July 1 of 2017 marked the start of a new chapter in the Indian taxation system. It is the day when the hugely debated Goods and Services Tax (GST) was introduced, thereby replacing the multiple taxes levied by the Central government and the State governments. Under the GST regime, all the indirect taxes (except customs duty) namely Value-Added Tax (VAT), excise duty, commercial tax and others have been substituted. The major advantage of GST is that it justifies its core philosophy of ‘One Nation, One Tax’ by creating a uniform tax structure.
The real estate sector also falls under the GST umbrella, with far-reaching implications for buyers and developers. Unlike the previous tax regime, GST allows input for tax credits on construction materials. This move is a major boon for the realty sector. It helps developers to tackle the problems of multiple taxations. Apart from simplifying the whole mechanism of taxation, GST brings the much-needed transparency into the real estate sector. It might impact the real estate sector marginally in the short-term but GST will not have a significant bearing on the pricing in the long-term.
Under the GST regime, all under-construction properties will be charged at 12 per cent (excluding stamp duty and registration charges). The actual GST rate is 18 per cent on reality but allows one-third of the tax to be deducted from the land value. Although GST gives an option to get full input set-off credit, it is not applicable on ready-to-move-in and completed properties. This might have an impact on the pricing in the near-term, but GST will have a definite improvement in the buyer sentiment in the long-term.
Housing For All
Another highlight of GST is that there will be no tax for projects falling under the affordable housing scheme. As it is a Herculean task to build 2 crore homes, the government has taken the right approach by choosing the public-private partnership (PPP) route for affordable housing. The move to exempt affordable housing from GST will motivate more private developers to contribute towards this scheme.
While GST has been a sentiment booster for buyers, the implementation of Real Estate and Regulation Act (RERA) has started addressing many problems facing the real estate sector already. The property industry is plagued by issues such as delayed possession from builders and lack of transparency. RERA partially solves these looming problems by offering protection and faith to home-buyers as well as investors. However, the regulation poses numerous challenges to developers.
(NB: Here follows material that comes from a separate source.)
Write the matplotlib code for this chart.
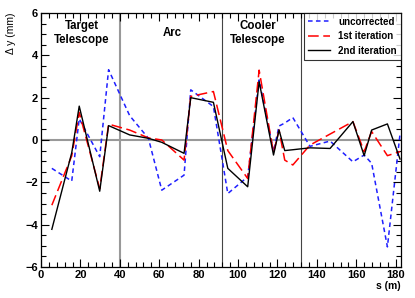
import matplotlib
matplotlib.use("Agg")
import matplotlib.pyplot as plt
from matplotlib.ticker import MultipleLocator

plt.rcParams['font.family'] = ['Liberation Sans', 'DejaVu Sans']

s_pos = [5.5, 15.6, 19.4, 29.8, 34.3, 45.0, 54.5, 61.3, 72.6, 76.0, 87.5,
         94.8, 104.9, 110.7, 118.0, 120.8, 123.7, 127.8, 136.5, 146.7,
         158.3, 164.0, 167.8, 175.8, 182.2]
uncorrected = [-1.34, -1.94, 1.0, -0.79, 3.32, 1.15, 0.08, -2.37, -1.66, 2.37, 1.58,
               -2.53, -1.74, 2.84, -0.55, 0.66, 0.8, 1.06, -0.3, -0.05,
               -1.03, -0.71, -1.1, -5.05, 0.28]
iter1 = [-3.08, -0.75, 1.3, -2.3, 0.75, 0.47, 0.1, 0.0, -0.95, 2.06, 2.29,
         -0.5, -1.82, 3.3, -0.6, 0.47, -0.95, -1.18, -0.24, 0.28,
         0.87, -0.55, 0.4, -0.74, -0.55]
iter2 = [-4.22, -0.6, 1.6, -2.42, 0.68, 0.24, 0.08, -0.11, -0.63, 2.0, 1.78,
         -1.34, -2.21, 2.76, -0.71, 0.47, -0.5, -0.46, -0.37, -0.4,
         0.87, -0.74, 0.47, 0.76, -0.9]
series_labels = ['uncorrected', '1st iteration', '2nd iteration']
sections = ['Target\nTelescope', 'Arc', 'Cooler\nTelescope']
section_x = [20.8, 66.5, 109.9]
boundaries = [40.0, 91.7, 131.8]

fig = plt.figure(figsize=(4.15, 2.98), dpi=100)
ax = fig.add_axes([41/415, 1-267/298, 360/415, 254/298])

ax.axhline(0, color='#999999', lw=1.5, zorder=1)
ax.axvline(boundaries[0], color='#999999', lw=1.5, zorder=1)
for b in boundaries[1:]:
    ax.axvline(b, color='#444444', lw=0.8, zorder=1)

ax.plot(s_pos, uncorrected, color='#1f1fff', lw=1.1, ls=(0, (3, 2.2)), label=series_labels[0], zorder=3)
ax.plot(s_pos, iter1, color='#ff0000', lw=1.1, ls=(0, (7, 3)), label=series_labels[1], zorder=4)
ax.plot(s_pos, iter2, color='black', lw=1.0, label=series_labels[2], zorder=5)

ax.set_xlim(0, 182.7)
ax.set_ylim(-6, 6)
ax.xaxis.set_major_locator(MultipleLocator(20))
ax.xaxis.set_minor_locator(MultipleLocator(4))
ax.yaxis.set_major_locator(MultipleLocator(2))
ax.yaxis.set_minor_locator(MultipleLocator(0.5))
ax.tick_params(which='both', direction='in', top=True, right=True, labelsize=8, width=0.8, pad=2)
ax.tick_params(which='major', length=6)
ax.tick_params(which='minor', length=3.5)
for lab in ax.get_xticklabels() + ax.get_yticklabels():
    lab.set_fontweight('bold')
for sp in ax.spines.values():
    sp.set_linewidth(0.9)

ax.set_xlabel('s (m)', loc='right', fontsize=7.5, fontweight='bold', labelpad=1)
ax.set_ylabel('Δ y (mm)', loc='top', fontsize=7.5, labelpad=7)

for t, x in zip(sections, section_x):
    ax.text(x, 5.05, t, ha='center', va='center', fontsize=8.3, fontweight='bold', linespacing=1.2)

leg = ax.legend(loc='upper right', bbox_to_anchor=(1.0, 1.0), borderaxespad=0,
                frameon=True, fancybox=False, edgecolor='black',
                handlelength=2.2, handletextpad=0.9, borderpad=0.4, labelspacing=0.45,
                prop={'weight': 'bold', 'size': 7})
leg.get_frame().set_linewidth(0.8)

fig.savefig('out.png', dpi=100)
It is common knowledge that projects in prime areas generate quicker sales than projects elsewhere and the demand mostly increases in the ready-to-move-in phase. It is not uncommon for developers to divert some of the funds from prime-location projects to non-prime ones until the sales pick up. This would not be possible now due to the restriction of funds (up to 70%) through maintenance of separate accounts. The second challenge would be the pressure of delivering projects on time irrespective of factors such as delayed approvals and continual changes in regulations by government authorities.
Also, RERA fails to address some problems linked with ongoing projects. To give an example, as per RERA ongoing projects are those that have not received Occupancy Certificate (OC). Despite completing the project, there is a possibility that the developer may not receive the OC on time. There is a dire need for a single-window clearance to speed up the process.
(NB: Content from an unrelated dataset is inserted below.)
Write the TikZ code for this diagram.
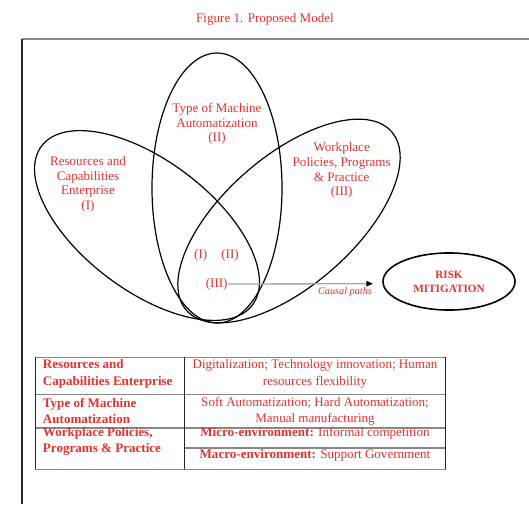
\documentclass[tikz,border=0pt]{standalone}
\usepackage{fontspec}
\setmainfont{Liberation Serif}
\usetikzlibrary{arrows.meta,shapes.geometric}
\definecolor{figred}{RGB}{232,48,44}
\definecolor{rulegray}{RGB}{135,135,135}
\tikzset{
    venn/.style={draw=black,line width=0.9pt},
    vennlabel/.style={text=figred,align=center,inner sep=0pt,font=\fontsize{9.8}{11}\selectfont},
    cellhead/.style={text=figred,align=left,anchor=west,inner sep=0pt,font=\bfseries\fontsize{9.8}{12.4}\selectfont},
    celltext/.style={text=figred,align=center,inner sep=0pt,font=\fontsize{9.8}{12.4}\selectfont},
    hrule/.style={draw=rulegray,line width=1.2pt},
    vrule/.style={draw=black!85,line width=0.75pt}
}
\begin{document}
\begin{tikzpicture}[x=0.75pt,y=-0.75pt]
    \useasboundingbox (0,0) rectangle (529,504);
    \node[vennlabel] (title) at (265,19) {Figure 1. Proposed Model};
    \draw[draw=rulegray,line width=1.4pt] (22,39) -- (529,39);
    \draw[black!85,line width=0.9pt] (22,39) -- (22,504);

    \begin{scope}
        \draw[venn] (217,188) ellipse [x radius=65, y radius=135];
        \draw[venn,rotate around={-37:(147,225.5)}] (147,225.5) ellipse [x radius=132, y radius=65];
        \draw[venn,rotate around={41:(289,221)}] (289,221) ellipse [x radius=136, y radius=65];
        \node[vennlabel] (resLabel) at (88,184.2) {Resources and\\Capabilities\\Enterprise\\(I)};
        \node[vennlabel] (machLabel) at (217,124) {Type of Machine\\Automatization\\(II)};
        \node[vennlabel] (workLabel) at (341.7,170.8) {Workplace\\Policies, Programs\\\& Practice\\(III)};
        \node[vennlabel] (lI) at (200.7,255) {(I)};
        \node[vennlabel] (lII) at (230,255) {(II)};
        \node[vennlabel] (lIII) at (216.7,284) {(III)};
    \end{scope}

    \node[draw=black,line width=1.2pt,ellipse,minimum width=99pt,minimum height=42.8pt,inner sep=0pt,
          text=figred,align=center,font=\bfseries\fontsize{8.4}{10.7}\selectfont] (risk) at (449,281.5) {RISK\\MITIGATION};
    \coordinate (arrowend) at (373,283.7);
    \draw[draw=black!35,line width=1pt,-{Triangle[black,length=5pt,width=4pt]}] (lIII.east) -- (arrowend);
    \node[text=figred,inner sep=0pt,font=\itshape\fontsize{7.7}{9}\selectfont] (causal) at (345,292) {Causal paths};

    \begin{scope}
        \draw[hrule] (35,357.3) -- (445.7,357.3);
        \draw[hrule] (35,394.3) -- (445.7,394.3);
        \draw[hrule] (35,427.7) -- (445.7,427.7);
        \draw[hrule] (184.3,447.7) -- (445.7,447.7);
        \draw[hrule] (35,469.3) -- (445.7,469.3);
        \draw[vrule] (35,357.3) -- (35,469.3);
        \draw[vrule] (184.3,357.3) -- (184.3,469.3);
        \draw[vrule] (445.7,357.3) -- (445.7,469.3);
        \node[cellhead] (headRes) at (42.7,374) {Resources and\\Capabilities Enterprise};
        \node[celltext] (cellRes) at (315,374) {Digitalization; Technology innovation; Human\\resources flexibility};
        \node[cellhead] (headMach) at (42.7,411.2) {Type of Machine\\Automatization};
        \node[celltext] (cellMach) at (315,411.2) {Soft Automatization; Hard Automatization;\\Manual manufacturing};
        \node[cellhead] (headWork) at (42.7,441.2) {Workplace Policies,\\Programs \& Practice};
        \node[celltext] (cellMicro) at (315,433.3) {\textbf{Micro-environment:} Informal competition};
        \node[celltext] (cellMacro) at (315,455.7) {\textbf{Macro-environment:} Support Government};
    \end{scope}
\end{tikzpicture}
\end{document}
With an increasing focus on affordable homes and RERA laying emphasis on prevention of project delays, real estate developers are increasingly looking at innovative construction techniques to deliver quality homes at the best possible price within the promised time frame.
Prefabricated construction seems to have caught the imagination of builders in recent times. Reasons include a decrease in waste of construction materials and energy savings. However, the advantages of prefab could vary depending on the choice of materials.
Precast concrete construction is also gaining in popularity. With pre cast, the speed of construction is faster and the overall construction quality is far more superior. Despite this advantage, pre cast is not suitable for all types of construction and is mostly viable for large-scale projects.
Mivan shuttering is another innovative technology that is being put to best use by many builders to reduce delivery time and improve standards in quality. This fast-paced technique makes use of aluminum frameworks to offer strength and durability to the building.
Be it new construction techniques or the latest regulations and taxation reforms, the real estate industry in India is going through a transformational phase. How it is going to impact the industry in the long-term is yet to be seen.